Superhero Marvel Comics Historical Landmark The Silver Age

Peter Parker, a shy high school student in Queens, is bitten by a radioactive spider during a class field trip and develops superhuman strength, agility, and the ability to cling to walls. He initially uses his new powers selfishly and for profit, but when his inaction allows a criminal to escape — who then murders his beloved Uncle Ben — he is traumatized into dedicating his life to heroism.

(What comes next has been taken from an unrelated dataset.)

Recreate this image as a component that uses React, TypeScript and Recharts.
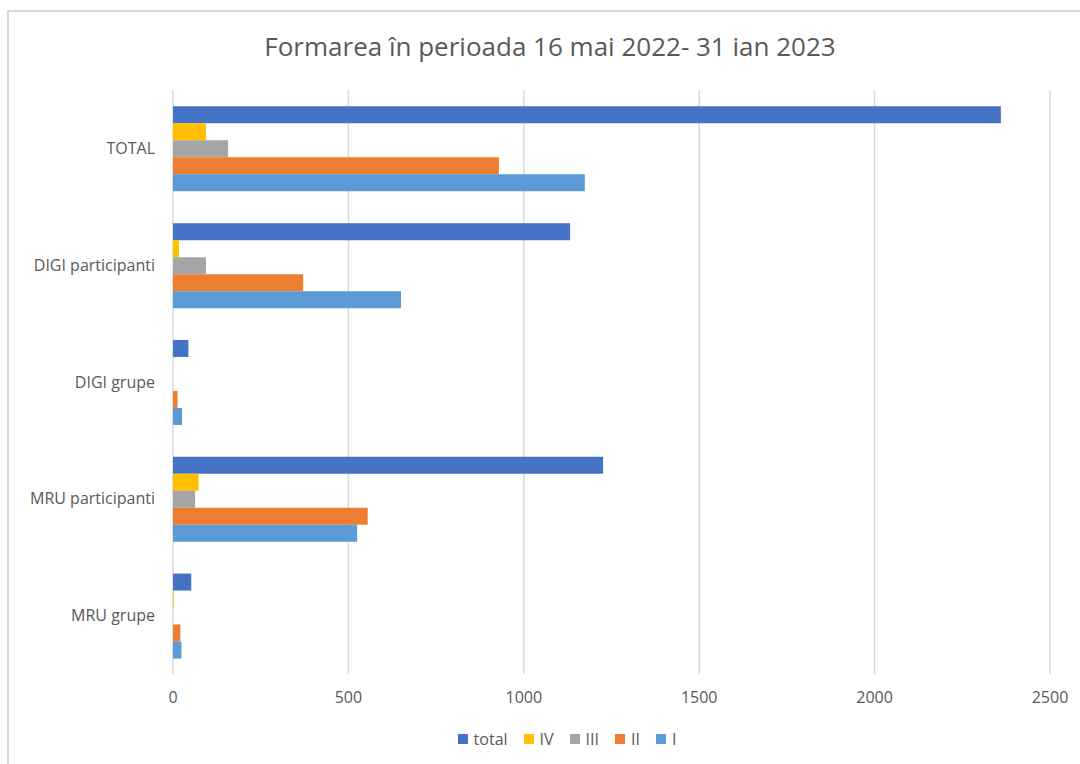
import React from 'react';
import {
  BarChart,
  Bar,
  XAxis,
  YAxis,
  CartesianGrid,
  Legend,
} from 'recharts';

const categories = ['TOTAL', 'DIGI participanti', 'DIGI grupe', 'MRU participanti', 'MRU grupe'];
const totalValues = [2360, 1132, 44, 1226, 52];
const ivValues = [94, 17, 0, 73, 2];
const iiiValues = [157, 94, 0, 63, 0];
const iiValues = [929, 371, 13, 555, 21];
const iValues = [1174, 650, 26, 525, 24];
const xTicks = [0, 500, 1000, 1500, 2000, 2500];

const seriesKeys = ['total', 'IV', 'III', 'II', 'I'];
const seriesColors = ['#4472C4', '#FFC000', '#A5A5A5', '#ED7D31', '#5B9BD5'];

const data = categories.map((name, i) => ({
  name,
  total: totalValues[i],
  IV: ivValues[i],
  III: iiiValues[i],
  II: iiValues[i],
  I: iValues[i],
}));

const FONT = '"Open Sans", sans-serif';
const TEXT = '#595959';

function LegendContent() {
  return (
    <div style={{ display: 'flex', justifyContent: 'center', paddingLeft: 100, fontFamily: FONT, fontSize: 16, color: TEXT }}>
      {seriesKeys.map((k, i) => (
        <div key={k} style={{ display: 'flex', alignItems: 'center', marginRight: 16 }}>
          <span style={{ display: 'inline-block', width: 10, height: 10, background: seriesColors[i], marginRight: 6 }} />
          <span>{k}</span>
        </div>
      ))}
    </div>
  );
}

export default function App() {
  return (
    <div style={{ position: 'relative', width: 1080, height: 764, background: '#fff', fontFamily: FONT, overflow: 'hidden' }}>
      <style>{`body{margin:0}`}</style>
      <div
        style={{
          position: 'absolute',
          top: 10,
          left: 7,
          width: 1100,
          height: 800,
          borderTop: '2px solid #d9d9d9',
          borderLeft: '2px solid #d9d9d9',
        }}
      />
      <div
        style={{
          position: 'absolute',
          top: 28,
          left: 0,
          width: 1100,
          textAlign: 'center',
          fontSize: 26,
          color: TEXT,
        }}
      >
        Formarea în perioada 16 mai 2022- 31 ian 2023
      </div>
      <BarChart
        width={1080}
        height={764}
        data={data}
        layout="vertical"
        margin={{ top: 90, right: 30, left: 0, bottom: 10 }}
        barCategoryGap="14%"
        barGap={0}
      >
        <CartesianGrid horizontal={false} stroke="#d9d9d9" strokeWidth={1.5} />
        <XAxis
          type="number"
          domain={[0, 2500]}
          ticks={xTicks}
          axisLine={false}
          tickLine={false}
          tick={{ fill: TEXT, fontSize: 16, fontFamily: FONT }}
          tickMargin={12}
          height={40}
        />
        <YAxis
          type="category"
          dataKey="name"
          width={173}
          axisLine={false}
          tickLine={false}
          tick={{ fill: TEXT, fontSize: 16, fontFamily: FONT }}
          tickMargin={12}
        />
        <Legend
          verticalAlign="bottom"
          align="center"
          height={40}
          content={() => <LegendContent />}
          wrapperStyle={{ top: 728 }}
        />
        {seriesKeys.map((k, i) => (
          <Bar key={k} dataKey={k} fill={seriesColors[i]} isAnimationActive={false} />
        ))}
      </BarChart>
    </div>
  );
}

The story ends in tragedy rather than triumph.

Sequential Significance

Amazing Fantasy #15 created the first truly relatable teenage superhero — a working-class kid defined by failure, guilt, and social anxiety rather than competence and confidence — establishing a template that became the dominant mode of superhero storytelling. The moral of "power and responsibility" is the most cited ethical framework in comic book history. Spider-Man became Marvel's mascot and the best-selling superhero character of all time.

Historical Context

Stan Lee was told by his publisher that a teenage superhero was a terrible idea — teenagers were sidekicks, not leads. Lee placed the character in Amazing Fantasy, a soon-to-be-cancelled anthology, as a last-resort experiment. The issue sold so well that Spider-Man received his own series, and Lee used the anecdote to argue for the importance of editor-defying creative intuition throughout his career.

Narrative Evolutions
The Comics Code Authority · 1954

Dr. Fredric Wertham's book "Seduction of the Innocent" triggered a Senate investigation that led to the self-regulatory Comics Code Authority, effectively ending horror, crime, and romance comics and consolidating the market around Code-approved superhero and Western stories. The vacuum left by these dead genres was eventually filled by the underground comix movement of the late 1960s.